Aware of the political costs that this arrest could provoke only two weeks before regional elections, yesterday, the party in power, the MAS, acted quickly and “coordinated” with the prosecutor the release of the journalist. Today, the journalist was, indeed, released.
Apart from any consideration as to whether the arrest was appropriate or not, what is truly amazing in the story is the political power of the executive branch. In just two days, the government “coordinated” with the judicial system (i.e. ordered) the release of somebody previously arrested with the order of a judge. How is this possible? Does the judicial system not have rules and procedures that are independent of any “coordination” or order from the executive branch? Where is the separation of branch powers? Is this the way justice works in Bolivia? If the government doesn’t like an arrest, can they just pick put the phone and “coordinate” the immediate release with the judges and prosecutors? This is truly pervasive and yet another example of the continuous abuse that characterizes the dictatorship that runs Bolivia.

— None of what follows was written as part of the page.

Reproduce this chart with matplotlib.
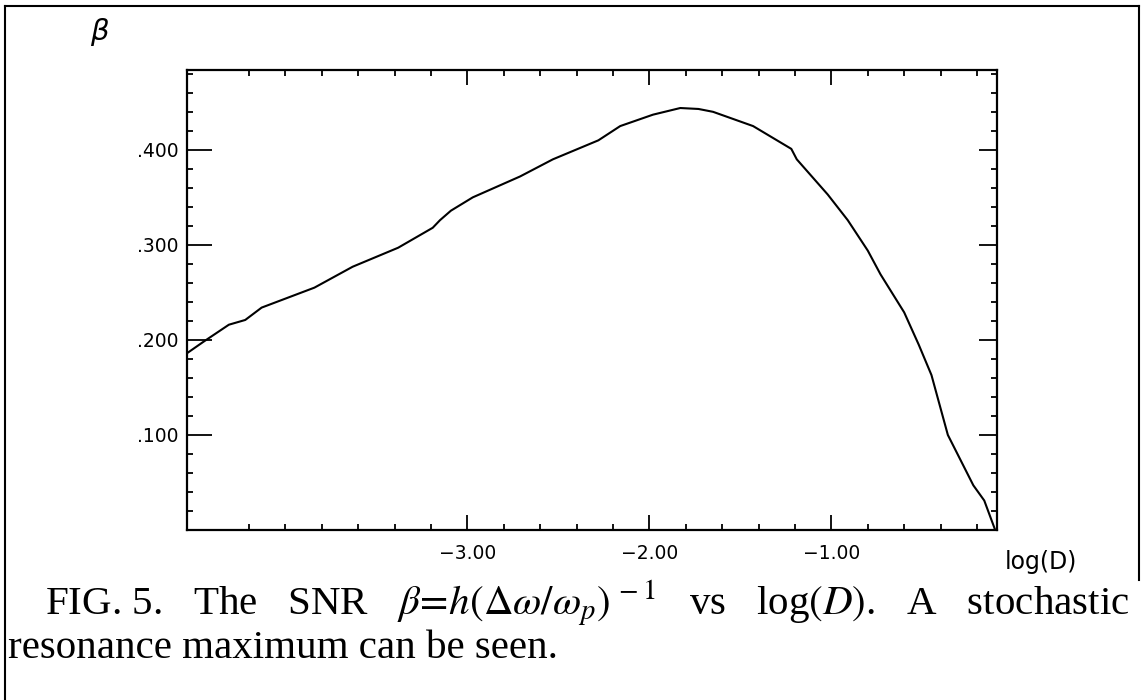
import matplotlib
matplotlib.use("Agg")
import matplotlib.pyplot as plt
from matplotlib.lines import Line2D
from matplotlib.ticker import FixedLocator

# curve: log(D) vs SNR beta
log_d = [-4.54, -4.45, -4.31, -4.22, -4.13, -3.84, -3.63, -3.38, -3.19, -3.15,
         -3.09, -2.97, -2.71, -2.53, -2.28, -2.16, -1.98, -1.83, -1.73, -1.65,
         -1.43, -1.22, -1.19, -1.02, -0.91, -0.80, -0.73, -0.60, -0.52, -0.45,
         -0.36, -0.22, -0.16, -0.10]
beta = [0.186, 0.198, 0.216, 0.221, 0.234, 0.255, 0.277, 0.297, 0.318, 0.326,
        0.336, 0.350, 0.372, 0.390, 0.410, 0.425, 0.437, 0.444, 0.443, 0.440,
        0.425, 0.401, 0.390, 0.353, 0.326, 0.294, 0.269, 0.229, 0.195, 0.163,
        0.100, 0.047, 0.031, 0.0]

x_ticks = [-3.0, -2.0, -1.0]
x_tick_labels = ['\u22123.00', '\u22122.00', '\u22121.00']
x_minor = [-4.2, -4.0, -3.8, -3.6, -3.4, -3.2, -2.8, -2.6, -2.4, -2.2,
           -1.8, -1.6, -1.4, -1.2, -0.8, -0.6, -0.4, -0.2]
y_ticks = [0.1, 0.2, 0.3, 0.4]
y_tick_labels = ['.100', '.200', '.300', '.400']
y_minor = [0.02, 0.04, 0.06, 0.08, 0.12, 0.14, 0.16, 0.18, 0.22, 0.24, 0.26,
           0.28, 0.32, 0.34, 0.36, 0.38, 0.42, 0.44, 0.46, 0.48]

plt.rcParams['mathtext.fontset'] = 'stix'

fig = plt.figure(figsize=(11.42, 7.0), dpi=100)
ax = fig.add_axes([187 / 1142, 1 - 530 / 700, (997 - 187) / 1142, (530 - 70) / 700])

ax.plot(log_d, beta, color='black', linewidth=1.5)
ax.set_xlim(-4.54, -0.09)
ax.set_ylim(0.0, 0.484)

ax.xaxis.set_major_locator(FixedLocator(x_ticks))
ax.xaxis.set_minor_locator(FixedLocator(x_minor))
ax.yaxis.set_major_locator(FixedLocator(y_ticks))
ax.yaxis.set_minor_locator(FixedLocator(y_minor))
ax.set_xticklabels(x_tick_labels)
ax.set_yticklabels(y_tick_labels)

for s in ax.spines.values():
    s.set_linewidth(1.6)

ax.tick_params(which='both', direction='in', top=True, right=True,
               width=1.3, labelsize=13.5, colors='black')
ax.tick_params(axis='x', which='major', length=11, pad=10)
ax.tick_params(axis='y', which='major', length=18, pad=6)
ax.tick_params(which='minor', length=4)
# shorter major ticks on the right side
for t in ax.yaxis.get_major_ticks():
    t.tick2line.set_markersize(13)

fig.text(1005 / 1142, 1 - 562 / 700, 'log(D)', fontsize=17,
         ha='left', va='center')
fig.text(100 / 1142, 1 - 32 / 700, r'$\beta$', fontsize=21,
         ha='center', va='center', math_fontfamily='dejavusans')

# caption (justified in the original, hence the wide gaps)
cap_font = 'Liberation Serif'
fig.text(45 / 1142, 1 - 603 / 700,
         r'FIG. 5.   The   SNR   $\beta\!=\!h(\Delta\omega/\omega_p)^{\,-1}$   vs   log$(D)$.   A   stochastic',
         fontsize=29.5, family=cap_font, ha='left', va='center')
fig.text(8 / 1142, 1 - 649 / 700, 'resonance maximum can be seen.',
         fontsize=29.5, family=cap_font, ha='left', va='center')

# border of the scanned figure
fig.add_artist(Line2D([5 / 1142, 5 / 1142], [0, 1 - 6 / 700],
                      transform=fig.transFigure, color='black', linewidth=1.5))
fig.add_artist(Line2D([5 / 1142, 1139 / 1142], [1 - 6 / 700, 1 - 6 / 700],
                      transform=fig.transFigure, color='black', linewidth=1.5))
fig.add_artist(Line2D([1139 / 1142, 1139 / 1142], [1 - 580 / 700, 1 - 6 / 700],
                      transform=fig.transFigure, color='black', linewidth=1.5))

fig.savefig('out.png', dpi=100)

President Evo Morales and his party, MAS, have been elected three times with important margins over opposing parties. While these results give the current administration formal political legitimacy, it is clear for anybody watching the political situation in Bolivia that the power that MAS has accumulated over time has led to a consistent abuse and violation of basic human and civil rights. Evo Morales and the MAS have violated basic democratic rules all over the place. The third term is fraudulent (they changed the Constitution to allow for it), the political power has co-opted the judicial system entirely and the public administration is corroded with incredible levels of corruption all covered by the political apparatus. And here are two more fresh examples of cynical political abuse.
First, the Vice-President publicly admits that he ordered (with public funds, of course) the publication of grave accusations against the governor of Santa Cruz (opposition) even though he has not been found guilty of any wrongdoing. The governor has been accused in several cases but has never been proved guilty. Why not let the judicial process take its course without political interference? Why is the Vice-President publishing accusations?
Second, Evo Morales, publicly said that he will not work with any mayor or governor elected that belongs to a different political party. Can you believe the abuse? Is he just the president of MAS sympathizers? What about the rest of the Bolivian citizens that could democratically elect somebody from a different political view? Disgraceful.